My Vector Complex

When I was young, my older brother helped me understand why he always beat me in knee football at least 49-7, why he could read four comic books in the time it took me to read one, and why he never puked on the school bus but I did.  “You’ve got an inferiority complex,” he said, with one hand on my head.  “It’s a fact of life for some younger brothers.  Get used to it.”  And so I got used to being a slow reader and sitting alone on the bus.  The biggest girl in my brother’s class, Maddie, pinched her nose as she passed me by in the bus aisle one day and said, “I hear you’re dangerous.”

When I grew older my parents sent me to a school where nobody knew my older brother, and they held me back for a year so I could be one of the bigger kids in my class.  It worked. Nobody dismissed me as the younger brother.  I forgot about my inferiority complex, and life was not so bad for a while.

Then I got to college and discovered that I’d had it easy compared to the tougher, brighter people in my class who had worked jobs in high school to earn their way in.  A classmate convinced me that my parents holding me back had really been a form of cheating in the big game of life.   When I realized that other people deserved to be there more than I did, that they dismissed me as just another easy in, I rushed my existential crisis to our college counseling service, where I learned that I suffered from the silver spoon complex.  The only way I could get over my silver spoon complex was to work my butt off.

So I worked my butt off and got a degree in counseling so I could work even longer hours taking care of people with inferiority complexes and silver spoon complexes and other difficult but interesting problems.  Figuring out how other people think seemed like a good investment, a way to absolve myself of the sins of my privilege. I thought it was worth it until my wife told me I was no fun any more, all I did was work, what happened to our marriage?  She said I’d developed a savior complex.

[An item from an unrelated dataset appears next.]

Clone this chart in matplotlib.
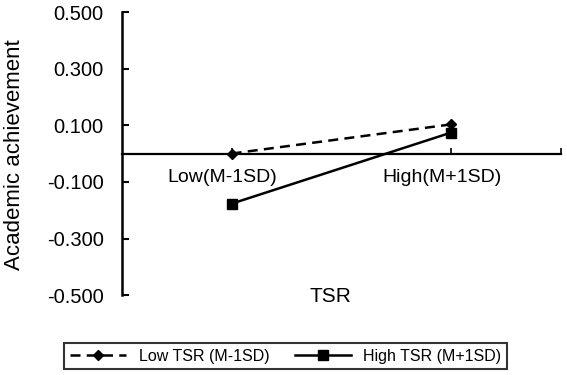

She didn’t dismiss me from the house, but she could have.  And she had a point.  It made me think.  I cut back my hours and started playing pickleball and made a few friends. Eventually I gave up the savior thing.  I woke up one year and realized I didn’t have so much to worry about. We had a few laughs.  Life was not so bad for a while.

Then this corona virus took over the world and infected the way we think. In just a few months I’ve become dangerous again.  Strangers and friends in the grocery store look at me sideways, if they look at me at all.  They don’t see me.  They see that magazine cover with the virus shell and the bright red crowns on the surface.  They’re looking for signs that it’s eating me—are my lips blue, am I huffing to catch my breath, am I pink and sweaty with fever?  To them I’m a walking petri dish.  Any second now my mouth might froth over with grey virus cooties wearing so many red crowns, the froth spilling down my chin.  That’s why we wear masks, to hide the virus signs while we sneak a few groceries home.

They don’t trust me, and why should they? They all know that I could kill them with one cough or a lethal sneeze.  I’ve got cooties, you’ve got cooties, we’ve all got the COVID-19 cooties.  A shake is not a shake any more, and a kiss is no longer a kiss—it could be the kiss of death.

In just a few months “How’re you?” is no longer a greeting or a rhetorical question. Now the only answer anyone wants to hear is, “I’m PCR negative within the past 14 days, and exposure free.  How are you?”  I don’t know how or what I am.  Or what anyone is.  I’ve been dismissed as many things before, and I’ve figured out how to come back so to speak, but this infection of mistrust might be big enough to close my shop.  I’m not sure I’ve got the stuff to bounce back this time. I can’t imagine a life where hugs and kisses are a menace and intimate contact only happens on a screen.

So in a fit of private desperation late one night this week I called the COVID 19 hotline and got a young woman who sounded like she was interning for her telemarketing degree and reading from a script.  She listened politely for the requisite first couple of minutes, and then she said what should not have surprised me as much as it did.  “You’ve got the vector complex, sir.  We recommend joining our rapidly growing online Vector Support Group.”  In just a couple of quick minutes, Ms Intern nailed my problem.

Instead of listening to her while she was reciting the 1-800 number and the website link, I heard my brother whisper in my ear, “Get used to it.”